In 2012, Israel was urged to protect West Bank olive trees after trees were uprooted in al-Mughir, Turmusaya, Nablus, al-Khader, and Ras Karkar. In 2014, trees were uprooted in Deir Istiya and Wadi Qana, with some 800,000 to one million trees having been destroyed since 1967. In 2016, trees were uprooted to build a road in Qalqilya. In 2017 laborers began uprooting olive trees to build a bypass road near Azzun and Nabi Ilyas. According to international law an occupying power can only take land to build roads benefiting the residents or military needs specific to the occupied territory. In January 2017, B’Tselem reported there were approximately 60 km of roads that Palestinians were prohibited from using. With the many trees being removed or vandalized, some 700 to 1000 years old and still bearing fruit, to build roads, other "improvements", as well as for the building of settlements, this has caused economic hardships, especially with families separated from their farmlands.

In October 2021, settlers vandalized 8,000 trees in the West Bank. In the first two weeks of the 2021 harvest, 18 incidents of damage to Palestinian olive groves, consisting of acts of battering or chopping down trees or denuding their fruits, were reported.
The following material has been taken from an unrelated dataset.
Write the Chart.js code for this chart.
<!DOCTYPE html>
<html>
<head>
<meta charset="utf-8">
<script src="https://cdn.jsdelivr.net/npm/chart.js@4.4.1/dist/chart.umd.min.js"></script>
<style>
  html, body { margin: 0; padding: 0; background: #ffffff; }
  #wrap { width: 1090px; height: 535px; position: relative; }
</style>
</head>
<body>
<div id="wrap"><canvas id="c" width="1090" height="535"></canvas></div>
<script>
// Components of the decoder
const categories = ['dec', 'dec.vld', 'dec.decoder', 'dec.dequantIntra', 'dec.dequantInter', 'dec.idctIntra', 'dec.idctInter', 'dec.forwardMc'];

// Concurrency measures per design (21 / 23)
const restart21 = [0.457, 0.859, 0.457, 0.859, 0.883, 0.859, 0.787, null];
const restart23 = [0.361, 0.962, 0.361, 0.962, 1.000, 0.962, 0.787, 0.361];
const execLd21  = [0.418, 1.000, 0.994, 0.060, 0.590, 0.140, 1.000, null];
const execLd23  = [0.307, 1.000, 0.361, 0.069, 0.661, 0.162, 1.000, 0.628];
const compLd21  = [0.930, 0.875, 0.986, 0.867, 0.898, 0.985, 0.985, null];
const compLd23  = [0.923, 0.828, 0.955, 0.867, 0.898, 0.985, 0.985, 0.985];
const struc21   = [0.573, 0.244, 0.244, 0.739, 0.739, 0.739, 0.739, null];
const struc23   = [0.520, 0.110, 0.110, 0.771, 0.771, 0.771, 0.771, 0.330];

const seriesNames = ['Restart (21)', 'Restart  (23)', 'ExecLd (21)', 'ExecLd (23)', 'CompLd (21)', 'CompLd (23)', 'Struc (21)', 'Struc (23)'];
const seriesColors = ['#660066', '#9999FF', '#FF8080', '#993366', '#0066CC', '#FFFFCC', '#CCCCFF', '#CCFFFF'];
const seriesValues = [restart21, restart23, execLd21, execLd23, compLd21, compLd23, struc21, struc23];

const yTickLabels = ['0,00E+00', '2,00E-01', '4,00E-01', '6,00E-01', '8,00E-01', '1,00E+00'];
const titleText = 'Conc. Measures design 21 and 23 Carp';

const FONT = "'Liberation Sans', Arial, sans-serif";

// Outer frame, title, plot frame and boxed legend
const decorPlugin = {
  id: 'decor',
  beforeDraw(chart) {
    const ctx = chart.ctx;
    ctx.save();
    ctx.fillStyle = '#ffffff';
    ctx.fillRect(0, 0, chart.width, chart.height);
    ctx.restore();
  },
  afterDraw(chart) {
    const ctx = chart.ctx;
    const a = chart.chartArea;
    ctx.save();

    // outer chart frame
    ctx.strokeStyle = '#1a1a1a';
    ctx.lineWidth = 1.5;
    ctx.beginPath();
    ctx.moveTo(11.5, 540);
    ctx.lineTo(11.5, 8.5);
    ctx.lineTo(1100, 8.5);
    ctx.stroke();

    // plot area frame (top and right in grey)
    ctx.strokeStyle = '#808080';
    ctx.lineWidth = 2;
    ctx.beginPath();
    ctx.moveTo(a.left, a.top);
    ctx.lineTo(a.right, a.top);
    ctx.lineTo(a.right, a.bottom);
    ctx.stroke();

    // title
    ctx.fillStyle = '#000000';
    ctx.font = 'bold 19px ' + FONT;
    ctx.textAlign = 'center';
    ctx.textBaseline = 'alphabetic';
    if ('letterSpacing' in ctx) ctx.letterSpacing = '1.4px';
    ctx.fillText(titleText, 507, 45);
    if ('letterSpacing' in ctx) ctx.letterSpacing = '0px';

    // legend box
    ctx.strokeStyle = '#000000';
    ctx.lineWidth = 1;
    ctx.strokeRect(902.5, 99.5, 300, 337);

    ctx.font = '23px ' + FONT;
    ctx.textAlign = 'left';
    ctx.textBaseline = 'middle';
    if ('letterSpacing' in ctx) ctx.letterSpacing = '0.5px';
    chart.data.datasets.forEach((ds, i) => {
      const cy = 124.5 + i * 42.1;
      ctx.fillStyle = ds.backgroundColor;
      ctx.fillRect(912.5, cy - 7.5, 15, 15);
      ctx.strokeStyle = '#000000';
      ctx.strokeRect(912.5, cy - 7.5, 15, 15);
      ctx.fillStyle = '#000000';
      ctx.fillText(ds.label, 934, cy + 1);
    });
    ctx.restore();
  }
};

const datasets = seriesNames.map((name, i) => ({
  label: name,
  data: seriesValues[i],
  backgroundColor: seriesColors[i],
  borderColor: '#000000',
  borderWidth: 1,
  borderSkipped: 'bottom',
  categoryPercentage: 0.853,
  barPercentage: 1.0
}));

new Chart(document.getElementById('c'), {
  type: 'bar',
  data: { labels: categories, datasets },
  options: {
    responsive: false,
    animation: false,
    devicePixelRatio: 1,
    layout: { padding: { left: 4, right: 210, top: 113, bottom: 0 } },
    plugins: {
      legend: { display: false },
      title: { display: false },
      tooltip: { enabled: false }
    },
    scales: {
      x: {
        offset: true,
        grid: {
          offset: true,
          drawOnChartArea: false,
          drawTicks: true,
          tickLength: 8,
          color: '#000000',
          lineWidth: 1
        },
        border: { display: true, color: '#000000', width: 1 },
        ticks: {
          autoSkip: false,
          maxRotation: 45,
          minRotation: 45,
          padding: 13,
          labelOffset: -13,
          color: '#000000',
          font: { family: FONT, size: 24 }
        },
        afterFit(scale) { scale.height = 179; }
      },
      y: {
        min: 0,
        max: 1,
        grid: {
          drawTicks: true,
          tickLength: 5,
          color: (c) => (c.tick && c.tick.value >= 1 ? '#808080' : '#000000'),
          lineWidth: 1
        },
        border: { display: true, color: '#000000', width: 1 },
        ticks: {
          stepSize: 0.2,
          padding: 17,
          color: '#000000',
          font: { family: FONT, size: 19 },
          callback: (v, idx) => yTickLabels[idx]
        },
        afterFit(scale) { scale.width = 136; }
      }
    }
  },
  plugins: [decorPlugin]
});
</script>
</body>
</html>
In the 2023 olive harvest season, Yesh Din reported 113 attacks by Israeli settlers and soldiers in the West Bank that disrupted olive harvest. The attacks caused 96,000 dunams of olive-planted land to go unharvested last year, resulting in approximately in losses. Approximately 1,340 olive trees were damaged by settlers in Qaryut in 2024. Over 150 attacks on olive pickers have been recorded in the 2025 olive harvest season.